Graças ao expressivo volume de produção de leite de vaca, essa área ganhou o "rótulo" de a bacia leiteira pernambucana. Dentre os subprodutos do insumo, o que merece, e tem maior destaque é inegavelmente o queijo coalho. “Pernambuco tem uma bacia leiteira que se aproxima de dois milhões de litros de leite por dia. Pelo menos 40% deste leite é destinado à produção de queijo de coalho”, revela o consultor do Itep/Sebrae-PE, Benoit Pasquereau, no vídeo “Coalho, um queijo pernambucano", lançado no ano passado, sob o comando do chef César Santos.

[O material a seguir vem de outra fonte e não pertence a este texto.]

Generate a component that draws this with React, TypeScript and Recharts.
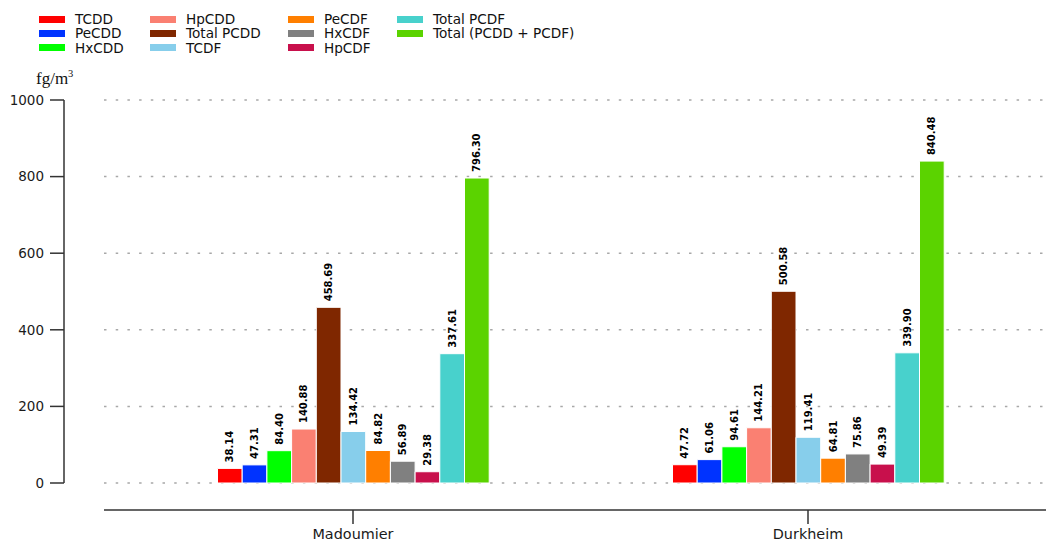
import { Bar, BarChart, CartesianGrid, LabelList, XAxis, YAxis } from "recharts";

const categories = ["Madoumier", "Durkheim"];
const seriesNames = [
  "TCDD",
  "PeCDD",
  "HxCDD",
  "HpCDD",
  "Total PCDD",
  "TCDF",
  "PeCDF",
  "HxCDF",
  "HpCDF",
  "Total PCDF",
  "Total (PCDD + PCDF)",
];
const madoumierValues = [38.14, 47.31, 84.4, 140.88, 458.69, 134.42, 84.82, 56.89, 29.38, 337.61, 796.3];
const durkheimValues = [47.72, 61.06, 94.61, 144.21, 500.58, 119.41, 64.81, 75.86, 49.39, 339.9, 840.48];
const yTicks = [0, 200, 400, 600, 800, 1000];

const seriesColors = [
  "#ff0000",
  "#0033ff",
  "#00ff00",
  "#fa8072",
  "#7f2700",
  "#87ceeb",
  "#ff7f00",
  "#808080",
  "#c8104c",
  "#48d1cc",
  "#5bd300",
];

const valuesByCategory = [madoumierValues, durkheimValues];

const data = categories.map((name, ci) => {
  const row: Record<string, string | number> = { name };
  seriesNames.forEach((_, si) => {
    row[`s${si}`] = valuesByCategory[ci][si];
  });
  return row;
});

const FONT = "'DejaVu Sans', sans-serif";
const AXIS = "#333333";
const legendCols = [39, 150, 288, 397];

const ValueLabel = (props: any) => {
  const { x, y, width, value } = props;
  const cx = Number(x) + Number(width) / 2;
  const ty = Number(y) - 6;
  return (
    <text
      x={cx}
      y={ty}
      transform={`rotate(-90 ${cx} ${ty})`}
      textAnchor="start"
      dominantBaseline="central"
      fontSize={10}
      fontWeight="bold"
      fontFamily={FONT}
      fill="#000"
    >
      {Number(value).toFixed(2)}
    </text>
  );
};

function ChartLegend() {
  return (
    <>
      {seriesNames.map((name, i) => (
        <div
          key={name}
          style={{
            position: "absolute",
            left: legendCols[Math.floor(i / 3)],
            top: 12 + (i % 3) * 14.3,
            height: 14,
            display: "flex",
            alignItems: "center",
            fontFamily: FONT,
            fontSize: 13.6,
            color: "#111",
            whiteSpace: "nowrap",
          }}
        >
          <span style={{ width: 26, height: 7, background: seriesColors[i], marginRight: 10, flexShrink: 0 }} />
          {name}
        </div>
      ))}
    </>
  );
}

export default function App() {
  return (
    <div style={{ position: "absolute", left: 0, top: 0, width: 1047, height: 545, background: "#fff" }}>
      <ChartLegend />
      <div
        style={{
          position: "absolute",
          left: 36,
          top: 66,
          fontFamily: "'Liberation Serif', serif",
          fontSize: 17,
          lineHeight: "16px",
          color: "#111",
        }}
      >
        fg/m<sup style={{ fontSize: 10.5 }}>3</sup>
      </div>
      <div style={{ position: "absolute", left: 0, top: 0 }}>
        <BarChart
          width={1047}
          height={545}
          data={data}
          margin={{ top: 100, right: 1, left: 0, bottom: 0 }}
          barSize={24.7}
          barGap={0}
        >
          <CartesianGrid
            xAxisId="main"
            yAxisId="main"
            vertical={false}
            stroke="#a8a8a8"
            strokeWidth={1.5}
            strokeDasharray="2.5 9.2"
          />
          <XAxis
            xAxisId="gap"
            dataKey="name"
            height={27}
            tick={false}
            axisLine={false}
            tickLine={false}
            padding={{ left: 21.5, right: 10.5 }}
          />
          <XAxis
            xAxisId="main"
            dataKey="name"
            height={35}
            tickSize={14}
            tickMargin={5}
            padding={{ left: 21.5, right: 10.5 }}
            axisLine={{ stroke: AXIS, strokeWidth: 1.5 }}
            tickLine={{ stroke: AXIS, strokeWidth: 1.5 }}
            tick={{ fontSize: 14.4, fontFamily: FONT, fill: "#1a1a1a" }}
          />
          <YAxis
            yAxisId="gap"
            width={40}
            domain={[0, 1000]}
            tick={false}
            axisLine={false}
            tickLine={false}
          />
          <YAxis
            yAxisId="main"
            width={64}
            domain={[0, 1000]}
            ticks={yTicks}
            tickSize={14}
            tickMargin={6}
            axisLine={{ stroke: AXIS, strokeWidth: 1.5 }}
            tickLine={{ stroke: AXIS, strokeWidth: 1.5 }}
            tick={{ fontSize: 13.5, fontFamily: FONT, fill: "#1a1a1a" }}
          />
          {seriesNames.map((name, si) => (
            <Bar
              key={name}
              xAxisId="main"
              yAxisId="main"
              dataKey={`s${si}`}
              name={name}
              fill={seriesColors[si]}
              stroke="#ffffff"
              strokeWidth={1}
              isAnimationActive={false}
            >
              <LabelList dataKey={`s${si}`} content={ValueLabel} />
            </Bar>
          ))}
        </BarChart>
      </div>
    </div>
  );
}
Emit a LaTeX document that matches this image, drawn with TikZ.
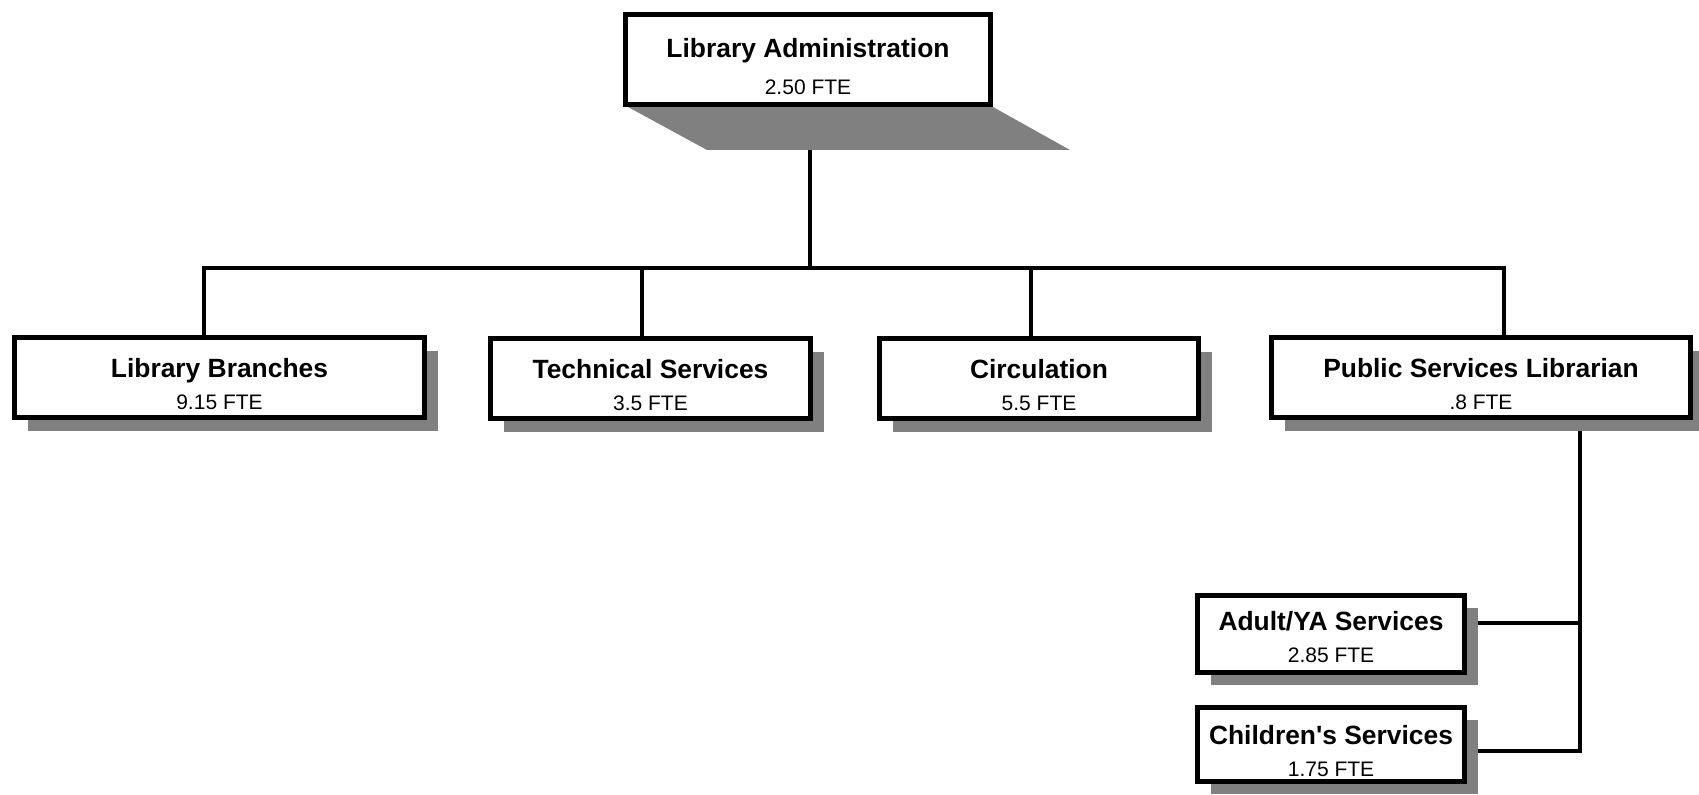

A importância de um laticínio do Agreste
Produzido no Estado - e apenas aqui em Pernambuco em larga escala - uma média de 80 toneladas por dia, segundo o gerente da Unidade de Negócios Agreste Meridional, do Serviço de Apoio às Micro e Pequenas Empresas (Sebrae), Moshe Dayan, o queijo coalho tem conquistado reconhecimento crescente em âmbito local.

Isso é resultado de um trabalho coordenado de produtores, entidades de apoio à pesquisa e negócios e de profissionais de cozinha, que o estão colocando no topo do repertório de ingredientes nativos com valor gastronômico - ao lado de bolo de rolo, Souza Leão, tapioca. Junte a isso, o fato de 100% da sua produção ser consumida dentro dos limites pernambucanos, já que ainda não há autorização para ser exportado para outros estados do Brasil ou outros países. E assim o coalho ganha mais um caráter especial: é consumido exclusivamente em sua terra de origem. Nem na França.

Essa espécie de força-tarefa é essencial para a valorização do produto, para tirá-lo da mesa doméstica do pernambucano, onde reina absoluto do café da manhã ao jantar, passando pelo almoço e lanches ao longo do dia. De todo tipo, com todo grau de acidez, bem feito, mal feito, quase sem furinhos e macio (indicativo de que é bem elaborado), repleto de furos (sinal de defeito do produto). É encontrado nas grandes redes de supermercado, em padarias e vendas de bairro, mercados públicos, em feiras livres.

"Minha mãe, há mais de 20 anos, já havia percebido o potencial do produto e revendia algumas peças trazidas de Alagoas. Eu trabalhava ajudando ela na venda. Acabei tomando gosto pela profissão e um dia, quando ganhei uma aposta, peguei o dinheiro e a primeira coisa que fiz foi comprar uma máquina simples de produção de queijo. O aluguel da pequena casa onde produzia os queijos era pago com o soro que eu revendia. Ter começado a trabalhar com isso mudou a minha vida. Hoje, eu tenho enormes máquinas que podem custar mais de R$ 50 mil e fabrico cerca de mil quilos de queijo diariamente, sendo 275 kg só de queijo coalho", relata o produtor Uziel Valério da Silva, proprietário da Venturosa Laticínios. E alguém ainda duvidava dessa importância?